What you are asked to do: Quote the listing below in full and exactly as written, but omit every picture.

——————————

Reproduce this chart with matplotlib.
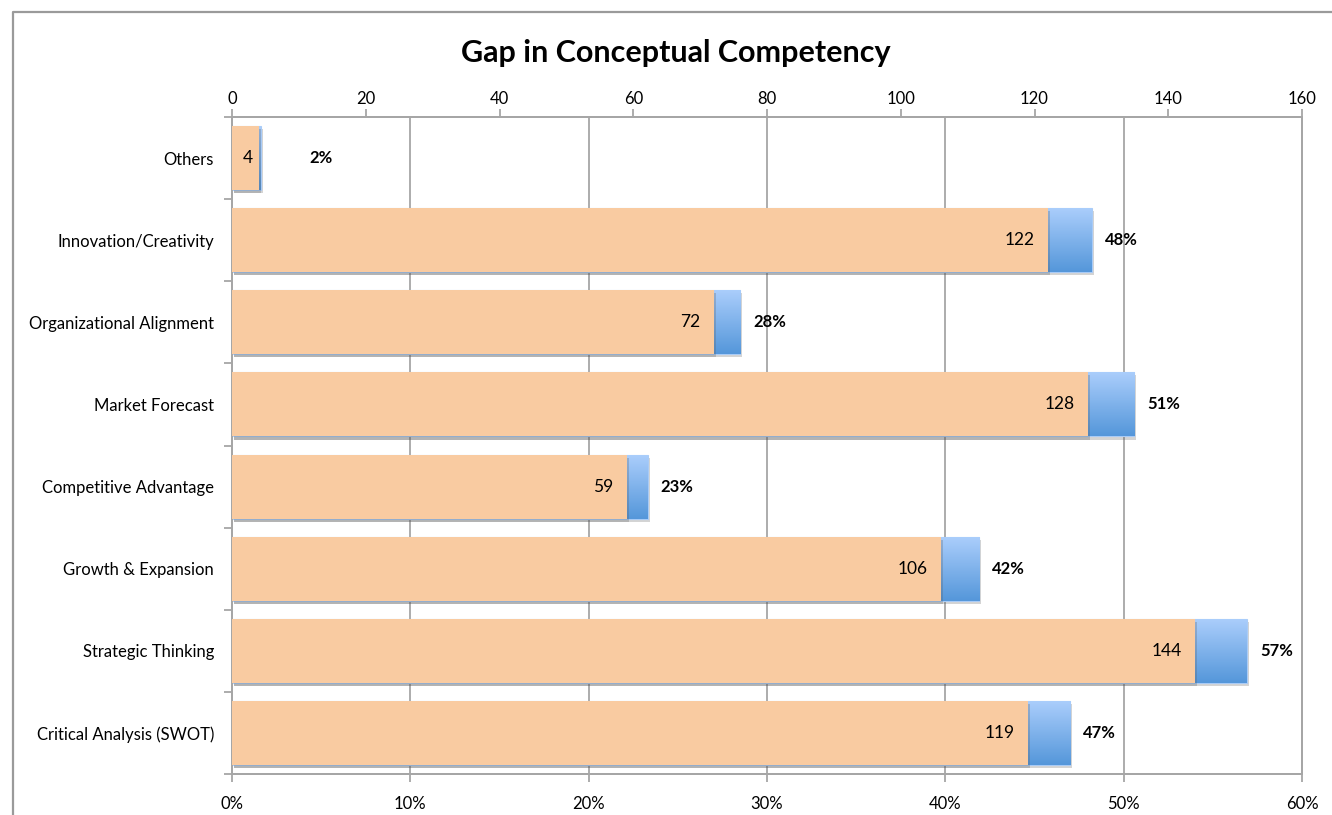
import numpy as np
import matplotlib
matplotlib.use('agg')
import matplotlib.pyplot as plt
from matplotlib import patheffects
from matplotlib.lines import Line2D
from matplotlib.colors import LinearSegmentedColormap

# competency gaps, listed top to bottom
categories = ['Others', 'Innovation/Creativity', 'Organizational Alignment',
              'Market Forecast', 'Competitive Advantage', 'Growth & Expansion',
              'Strategic Thinking', 'Critical Analysis (SWOT)']
counts = [4, 122, 72, 128, 59, 106, 144, 119]
shares = [1.6, 48.2, 28.5, 50.6, 23.3, 41.9, 56.9, 47.0]   # percent of respondents
count_ticks = list(range(0, 161, 20))
share_ticks = list(range(0, 61, 10))

plt.rcParams['font.family'] = ['Lato', 'DejaVu Sans']

GRAY = '#a6a6a6'
PEACH = '#f9cba1'
bar_h = 0.78
label_floor = 3.6   # keeps the % label clear of tiny bars

fig = plt.figure(figsize=(13.32, 8.15), dpi=100)
ax = fig.add_axes([0.1742, 0.0503, 0.8033, 0.8061])
ax2 = ax.twiny()

y = np.arange(len(categories))
shadow = [patheffects.SimplePatchShadow(offset=(1.5, -2.2), shadow_rgbFace='#555555', alpha=0.25),
          patheffects.Normal()]

# blue share bars with a vertical gradient fill
blue = ax.barh(y, shares, height=bar_h, color='none', edgecolor='#a9cbf6',
               linewidth=0.8, zorder=2, path_effects=shadow)
grad = np.linspace(0, 1, 64).reshape(-1, 1)
cmap = LinearSegmentedColormap.from_list('blues', ['#abcefc', '#5597da'])
for bar in blue:
    x0, y0, w, h = bar.get_x(), bar.get_y(), bar.get_width(), bar.get_height()
    im = ax.imshow(grad, cmap=cmap, extent=(x0, x0 + w, y0 + h, y0),
                   aspect='auto', origin='upper', zorder=2.1, interpolation='bilinear')
    im.set_clip_path(bar)

for yi, p in zip(y, shares):
    ax.annotate(f'{p:.0f}%', (max(p, label_floor), yi), xytext=(9.5, 0),
                textcoords='offset points', ha='left', va='center',
                fontsize=12, fontweight='bold')

# peach count bars on the top axis
ax2.barh(y, counts, height=bar_h, color=PEACH, zorder=3, path_effects=shadow)
for yi, c in zip(y, counts):
    ax2.annotate(str(c), (c, yi), xytext=(-9.5 if c > 10 else -4.5, 0),
                 textcoords='offset points', ha='right', va='center', fontsize=12.5)

ax.set_xlim(0, 60)
ax2.set_xlim(0, 160)
ax.set_ylim(len(categories) - 0.5, -0.5)

ax.set_xticks(share_ticks)
ax.set_xticklabels([f'{t}%' for t in share_ticks])
ax2.set_xticks(count_ticks)
ax.set_yticks(y)
ax.set_yticklabels(categories)
ax.set_yticks(np.arange(-0.5, len(categories), 1), minor=True)

ax.xaxis.grid(True, color=GRAY, linewidth=1.3)
ax.set_axisbelow(True)

ax.tick_params(axis='x', direction='out', length=6, width=1.3, color=GRAY,
               pad=10, labelsize=12)
ax2.tick_params(axis='x', direction='out', length=6, width=1.3, color=GRAY,
                pad=1.5, labelsize=12)
ax.tick_params(axis='y', which='major', length=0, pad=13, labelsize=12)
ax.tick_params(axis='y', which='minor', direction='out', length=6, width=1.3, color=GRAY)

for a in (ax, ax2):
    for s in a.spines.values():
        s.set_color(GRAY)
        s.set_linewidth(1.3)

fig.text(0.507, 1 - 53 / 815, 'Gap in Conceptual Competency', ha='center', va='center',
         fontsize=22, fontweight='bold')

# chart frame
fig.add_artist(Line2D([13 / 1332, 13 / 1332, 1], [0, 1 - 12 / 815, 1 - 12 / 815],
                      transform=fig.transFigure, color='#9a9a9a', linewidth=1.6))

fig.savefig('out.png', dpi=100)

——————————

Solution for this problem:
Reproduce this chart with matplotlib.
import numpy as np
import matplotlib
matplotlib.use('agg')
import matplotlib.pyplot as plt
from matplotlib import patheffects
from matplotlib.lines import Line2D
from matplotlib.colors import LinearSegmentedColormap

# competency gaps, listed top to bottom
categories = ['Others', 'Innovation/Creativity', 'Organizational Alignment',
              'Market Forecast', 'Competitive Advantage', 'Growth & Expansion',
              'Strategic Thinking', 'Critical Analysis (SWOT)']
counts = [4, 122, 72, 128, 59, 106, 144, 119]
shares = [1.6, 48.2, 28.5, 50.6, 23.3, 41.9, 56.9, 47.0]   # percent of respondents
count_ticks = list(range(0, 161, 20))
share_ticks = list(range(0, 61, 10))

plt.rcParams['font.family'] = ['Lato', 'DejaVu Sans']

GRAY = '#a6a6a6'
PEACH = '#f9cba1'
bar_h = 0.78
label_floor = 3.6   # keeps the % label clear of tiny bars

fig = plt.figure(figsize=(13.32, 8.15), dpi=100)
ax = fig.add_axes([0.1742, 0.0503, 0.8033, 0.8061])
ax2 = ax.twiny()

y = np.arange(len(categories))
shadow = [patheffects.SimplePatchShadow(offset=(1.5, -2.2), shadow_rgbFace='#555555', alpha=0.25),
          patheffects.Normal()]

# blue share bars with a vertical gradient fill
blue = ax.barh(y, shares, height=bar_h, color='none', edgecolor='#a9cbf6',
               linewidth=0.8, zorder=2, path_effects=shadow)
grad = np.linspace(0, 1, 64).reshape(-1, 1)
cmap = LinearSegmentedColormap.from_list('blues', ['#abcefc', '#5597da'])
for bar in blue:
    x0, y0, w, h = bar.get_x(), bar.get_y(), bar.get_width(), bar.get_height()
    im = ax.imshow(grad, cmap=cmap, extent=(x0, x0 + w, y0 + h, y0),
                   aspect='auto', origin='upper', zorder=2.1, interpolation='bilinear')
    im.set_clip_path(bar)

for yi, p in zip(y, shares):
    ax.annotate(f'{p:.0f}%', (max(p, label_floor), yi), xytext=(9.5, 0),
                textcoords='offset points', ha='left', va='center',
                fontsize=12, fontweight='bold')

# peach count bars on the top axis
ax2.barh(y, counts, height=bar_h, color=PEACH, zorder=3, path_effects=shadow)
for yi, c in zip(y, counts):
    ax2.annotate(str(c), (c, yi), xytext=(-9.5 if c > 10 else -4.5, 0),
                 textcoords='offset points', ha='right', va='center', fontsize=12.5)

ax.set_xlim(0, 60)
ax2.set_xlim(0, 160)
ax.set_ylim(len(categories) - 0.5, -0.5)

ax.set_xticks(share_ticks)
ax.set_xticklabels([f'{t}%' for t in share_ticks])
ax2.set_xticks(count_ticks)
ax.set_yticks(y)
ax.set_yticklabels(categories)
ax.set_yticks(np.arange(-0.5, len(categories), 1), minor=True)

ax.xaxis.grid(True, color=GRAY, linewidth=1.3)
ax.set_axisbelow(True)

ax.tick_params(axis='x', direction='out', length=6, width=1.3, color=GRAY,
               pad=10, labelsize=12)
ax2.tick_params(axis='x', direction='out', length=6, width=1.3, color=GRAY,
                pad=1.5, labelsize=12)
ax.tick_params(axis='y', which='major', length=0, pad=13, labelsize=12)
ax.tick_params(axis='y', which='minor', direction='out', length=6, width=1.3, color=GRAY)

for a in (ax, ax2):
    for s in a.spines.values():
        s.set_color(GRAY)
        s.set_linewidth(1.3)

fig.text(0.507, 1 - 53 / 815, 'Gap in Conceptual Competency', ha='center', va='center',
         fontsize=22, fontweight='bold')

# chart frame
fig.add_artist(Line2D([13 / 1332, 13 / 1332, 1], [0, 1 - 12 / 815, 1 - 12 / 815],
                      transform=fig.transFigure, color='#9a9a9a', linewidth=1.6))

fig.savefig('out.png', dpi=100)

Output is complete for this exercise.